How to write an English formal email (with impact)

What’s a formal email?

Formal emails are typically sent to people you don’t know very well, business contacts or authority figures. This might be an HR recruiter, a prospective client or a public official. If you’re not sure whether to send a formal or an informal email, it’s probably best to write a formal message just to be sure.

Formal versus informal

Informal emails are used for friends, family members or colleagues and they differ from formal emails, especially because they are not concerned with structure, tone or style. A formal email has a defined structure; an informal email doesn’t have to be structured at all. A formal email avoids any use of abbreviations, slang and emoticons; an informal email may employ all of the above. A formal email abides by grammar rules and is comprised of complete sentences while an informal email might not. For example:

E.g. The meeting will take place on Friday March 12th at 9:00am. Your presence would be highly appreciated. Kindly confirm your attendance by Thursday at the latest.

E.g. meeting on friday 12/03 @ 9 – see u there? let me know by thursday if you can make it! 🙂

Both statements share the same information, yet only one of them is suitable for business. Some companies have a specific style and structure they prefer to use for external messages, although many modern companies are less formal in their communication nowadays.

Writing a formal email

  1. Start with an appropriate salutation, or greeting.

    Dear Mr. Smith is a great example, or Hi John is perfectly suitable for someone you have spoken to in the past. I hope this email finds you well can be used to break the ice before getting down to business.

  1. Begin your email with a short introduction.

    If this is your first time writing to this person, take this opportunity to briefly introduce yourself (e.g. My name is Jane Doe and I work as a team lead at DutchCo). You might also wish to refer to previous contact, such as a telephone call or the exchange of business cards at a recent event.

  1. Next, you want to elaborate on the purpose of your email.

    Are you writing to inform, to request or to enquire about something? You should make this clear in the main body of your email (e.g. I would like to update you on Project X or e.g., I was hoping to get your input on the new product range).

  1. Before closing off, you might want to remind the reader of any action points required on their behalf.

    Perhaps you need some feedback or would like to express your gratitude for the work he or she is about to deliver (e.g. Could you please provide me with your thoughts by Friday? Or e.g., I would appreciate receiving your response at your earliest convenience.)

  1. And finally, you need to choose an appropriate way to sign-off on your email.

    How you end your email is equally important as how you start it. The tone should follow the same convention you have used throughout your email. If you wish to remain polite and formal, choose Sincerely or Kind regards before adding your full name or closing signature.

Writing formal emails is not as tricky as it seems. It takes a bit of practice before you get the hang of it but it can make all the difference in your professional role, or when a hiring manager should decide whether or not you’re suited for the job. Stay clear, concise and polite and you will successfully get your message across every time.


About the author

Alma Omerovic is an English language trainer and writer from Canada.
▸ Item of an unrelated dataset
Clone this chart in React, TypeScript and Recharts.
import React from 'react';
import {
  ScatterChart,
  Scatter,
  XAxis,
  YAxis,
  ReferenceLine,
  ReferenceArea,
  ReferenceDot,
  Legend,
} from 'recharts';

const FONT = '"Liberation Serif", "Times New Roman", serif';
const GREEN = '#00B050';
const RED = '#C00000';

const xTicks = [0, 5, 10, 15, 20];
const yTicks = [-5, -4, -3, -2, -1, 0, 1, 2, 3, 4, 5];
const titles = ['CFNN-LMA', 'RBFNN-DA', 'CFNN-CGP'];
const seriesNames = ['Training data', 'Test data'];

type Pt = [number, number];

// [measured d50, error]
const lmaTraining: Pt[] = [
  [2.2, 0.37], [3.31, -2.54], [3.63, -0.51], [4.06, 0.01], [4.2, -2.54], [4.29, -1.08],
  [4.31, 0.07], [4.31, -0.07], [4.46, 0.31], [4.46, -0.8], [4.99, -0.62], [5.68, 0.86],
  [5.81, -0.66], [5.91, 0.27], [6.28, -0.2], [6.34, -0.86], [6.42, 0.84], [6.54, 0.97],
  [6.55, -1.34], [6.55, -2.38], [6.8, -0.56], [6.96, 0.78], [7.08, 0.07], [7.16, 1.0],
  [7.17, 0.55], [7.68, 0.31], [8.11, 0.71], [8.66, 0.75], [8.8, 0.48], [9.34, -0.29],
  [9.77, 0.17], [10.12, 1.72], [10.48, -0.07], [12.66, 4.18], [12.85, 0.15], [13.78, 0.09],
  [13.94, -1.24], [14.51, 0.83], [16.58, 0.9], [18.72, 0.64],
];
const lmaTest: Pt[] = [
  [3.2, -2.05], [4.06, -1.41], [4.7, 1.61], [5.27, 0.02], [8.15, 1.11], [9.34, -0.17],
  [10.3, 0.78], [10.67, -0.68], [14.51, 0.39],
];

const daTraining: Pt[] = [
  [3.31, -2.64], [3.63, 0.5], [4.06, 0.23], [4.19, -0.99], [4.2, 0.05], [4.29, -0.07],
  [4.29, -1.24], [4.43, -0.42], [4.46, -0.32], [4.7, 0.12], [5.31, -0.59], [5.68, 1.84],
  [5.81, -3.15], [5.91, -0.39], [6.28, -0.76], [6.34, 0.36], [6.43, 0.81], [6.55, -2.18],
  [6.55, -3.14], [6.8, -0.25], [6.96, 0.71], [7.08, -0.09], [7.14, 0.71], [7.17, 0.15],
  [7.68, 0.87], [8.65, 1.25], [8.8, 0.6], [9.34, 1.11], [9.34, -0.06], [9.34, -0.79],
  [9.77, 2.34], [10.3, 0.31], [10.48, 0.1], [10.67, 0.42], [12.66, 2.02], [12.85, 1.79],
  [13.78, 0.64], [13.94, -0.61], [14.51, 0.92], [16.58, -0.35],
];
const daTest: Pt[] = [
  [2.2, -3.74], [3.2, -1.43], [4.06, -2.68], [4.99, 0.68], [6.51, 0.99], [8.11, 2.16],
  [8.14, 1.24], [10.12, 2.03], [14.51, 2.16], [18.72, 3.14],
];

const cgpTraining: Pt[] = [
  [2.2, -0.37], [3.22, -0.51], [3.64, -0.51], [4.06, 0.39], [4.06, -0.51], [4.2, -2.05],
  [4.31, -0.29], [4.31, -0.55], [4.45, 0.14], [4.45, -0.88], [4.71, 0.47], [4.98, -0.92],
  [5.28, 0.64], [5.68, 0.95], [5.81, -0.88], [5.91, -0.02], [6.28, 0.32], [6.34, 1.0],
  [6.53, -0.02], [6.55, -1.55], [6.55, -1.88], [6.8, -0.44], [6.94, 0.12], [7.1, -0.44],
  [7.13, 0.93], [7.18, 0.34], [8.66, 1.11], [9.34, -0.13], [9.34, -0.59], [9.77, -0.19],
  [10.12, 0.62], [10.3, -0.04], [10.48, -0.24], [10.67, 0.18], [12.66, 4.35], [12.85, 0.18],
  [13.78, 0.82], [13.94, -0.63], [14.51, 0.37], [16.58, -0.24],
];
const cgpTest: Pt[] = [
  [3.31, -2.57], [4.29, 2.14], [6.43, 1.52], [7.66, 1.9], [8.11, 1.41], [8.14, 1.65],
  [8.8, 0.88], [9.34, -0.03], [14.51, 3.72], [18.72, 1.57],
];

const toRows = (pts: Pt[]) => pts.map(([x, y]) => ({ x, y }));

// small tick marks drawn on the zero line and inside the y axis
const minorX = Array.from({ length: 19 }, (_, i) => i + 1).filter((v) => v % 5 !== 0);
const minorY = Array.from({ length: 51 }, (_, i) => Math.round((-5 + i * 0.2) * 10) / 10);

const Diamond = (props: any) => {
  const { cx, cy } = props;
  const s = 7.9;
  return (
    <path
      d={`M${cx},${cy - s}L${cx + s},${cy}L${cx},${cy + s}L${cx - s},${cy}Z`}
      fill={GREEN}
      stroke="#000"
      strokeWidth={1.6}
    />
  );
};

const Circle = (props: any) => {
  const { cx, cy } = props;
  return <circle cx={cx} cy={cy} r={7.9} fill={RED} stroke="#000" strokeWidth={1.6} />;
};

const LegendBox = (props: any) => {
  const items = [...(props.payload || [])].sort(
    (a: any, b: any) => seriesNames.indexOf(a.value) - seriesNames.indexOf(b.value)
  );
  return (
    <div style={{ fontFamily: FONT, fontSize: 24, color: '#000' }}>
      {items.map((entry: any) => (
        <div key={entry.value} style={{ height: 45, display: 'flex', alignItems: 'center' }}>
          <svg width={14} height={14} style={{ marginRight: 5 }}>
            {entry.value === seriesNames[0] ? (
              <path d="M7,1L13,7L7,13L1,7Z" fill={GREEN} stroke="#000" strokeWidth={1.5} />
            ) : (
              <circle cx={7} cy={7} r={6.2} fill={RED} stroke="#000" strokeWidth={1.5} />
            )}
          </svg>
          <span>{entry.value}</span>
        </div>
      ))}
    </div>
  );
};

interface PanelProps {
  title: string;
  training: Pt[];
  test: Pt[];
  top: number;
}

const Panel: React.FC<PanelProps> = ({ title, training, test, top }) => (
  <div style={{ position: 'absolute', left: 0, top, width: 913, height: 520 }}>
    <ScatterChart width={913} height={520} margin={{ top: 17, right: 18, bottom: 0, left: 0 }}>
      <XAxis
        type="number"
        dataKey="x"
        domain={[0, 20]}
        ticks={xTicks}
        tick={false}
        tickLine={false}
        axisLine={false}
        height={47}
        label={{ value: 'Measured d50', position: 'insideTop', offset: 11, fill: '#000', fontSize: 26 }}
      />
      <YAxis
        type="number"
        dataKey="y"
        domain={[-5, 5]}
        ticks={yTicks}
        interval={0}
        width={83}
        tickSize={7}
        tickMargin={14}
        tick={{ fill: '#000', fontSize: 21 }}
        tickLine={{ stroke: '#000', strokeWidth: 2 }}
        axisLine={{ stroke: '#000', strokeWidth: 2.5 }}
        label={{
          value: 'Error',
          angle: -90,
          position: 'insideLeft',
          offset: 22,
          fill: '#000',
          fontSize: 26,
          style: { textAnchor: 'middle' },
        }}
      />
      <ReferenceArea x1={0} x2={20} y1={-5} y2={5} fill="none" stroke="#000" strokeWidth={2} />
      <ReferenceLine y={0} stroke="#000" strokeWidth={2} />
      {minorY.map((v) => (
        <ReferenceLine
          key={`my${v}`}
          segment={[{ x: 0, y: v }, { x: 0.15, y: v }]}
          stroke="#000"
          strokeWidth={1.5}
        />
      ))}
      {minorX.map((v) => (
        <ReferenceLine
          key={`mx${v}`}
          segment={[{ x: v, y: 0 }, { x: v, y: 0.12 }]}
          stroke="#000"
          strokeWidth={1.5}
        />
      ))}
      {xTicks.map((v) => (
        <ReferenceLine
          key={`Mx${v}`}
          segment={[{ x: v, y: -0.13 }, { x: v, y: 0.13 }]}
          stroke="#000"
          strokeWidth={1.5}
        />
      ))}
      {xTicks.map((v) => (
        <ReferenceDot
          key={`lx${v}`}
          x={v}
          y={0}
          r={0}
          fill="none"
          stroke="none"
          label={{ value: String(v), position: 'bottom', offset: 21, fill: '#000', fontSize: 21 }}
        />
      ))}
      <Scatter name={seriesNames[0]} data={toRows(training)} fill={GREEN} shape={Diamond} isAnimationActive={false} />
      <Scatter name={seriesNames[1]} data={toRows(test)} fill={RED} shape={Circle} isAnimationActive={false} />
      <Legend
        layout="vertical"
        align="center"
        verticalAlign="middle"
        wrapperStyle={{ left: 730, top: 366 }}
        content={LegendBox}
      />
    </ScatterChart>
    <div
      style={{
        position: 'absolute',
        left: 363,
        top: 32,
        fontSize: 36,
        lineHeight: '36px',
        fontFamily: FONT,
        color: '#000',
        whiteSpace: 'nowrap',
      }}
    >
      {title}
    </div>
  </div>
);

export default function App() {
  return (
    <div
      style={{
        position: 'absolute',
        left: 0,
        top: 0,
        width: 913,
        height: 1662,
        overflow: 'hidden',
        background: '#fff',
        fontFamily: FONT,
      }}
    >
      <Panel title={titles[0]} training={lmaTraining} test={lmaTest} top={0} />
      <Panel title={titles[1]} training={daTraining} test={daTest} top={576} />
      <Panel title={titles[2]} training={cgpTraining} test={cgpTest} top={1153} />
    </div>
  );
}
She is passionate about education, exploring new cultures, and creative collaboration.



  1. Tamara zegt:

    Great tips, very helpful thanks!

  2. Cora Blom zegt:

    Hello Alma,

    Thank you for your tips and explanations/examples. They are very useful,indeed!
    To me, a few trends in correspondence/copywriting seem very intriguing and therefore I would like to explore on them:
    – cross-cultural influences on informal/formal (email) language.
    – does email correpondence grow more informal in general? (In our country it certainly looks like it…)
    – email and online texts seem to contain more and more ‘mistakes’.

    Main issue perhaps: the changing roles of language and teacher in this respect?

    Looking forward to ‘hearing’ from you!

  3. Dear Cora,

    Thank you for sharing your view. I’m glad to hear that the explanations provided were clear and useful. I hope the following addresses your questions:
    – A surge in cross-cultural business communication has certainly shaped email correspondence over the past few years. It is therefore wise to have some basic background knowledge of the cultural profiles from the people you are corresponding with. For example, some cultures prefer explicit communication while others might be more comfortable with implicit communication.
    – I wouldn’t say that all email correspondence should ultimately become less formal as this largely depends on the context and the nature of the topics being discussed in the email exchange.
    – Sometimes emails tend to have spelling or grammatical errors, but these should be avoided at all costs, especially in business correspondence. Perhaps you are becoming more vigilant in spotting mistakes!

    Hope it helps! Best of luck with your writing venture!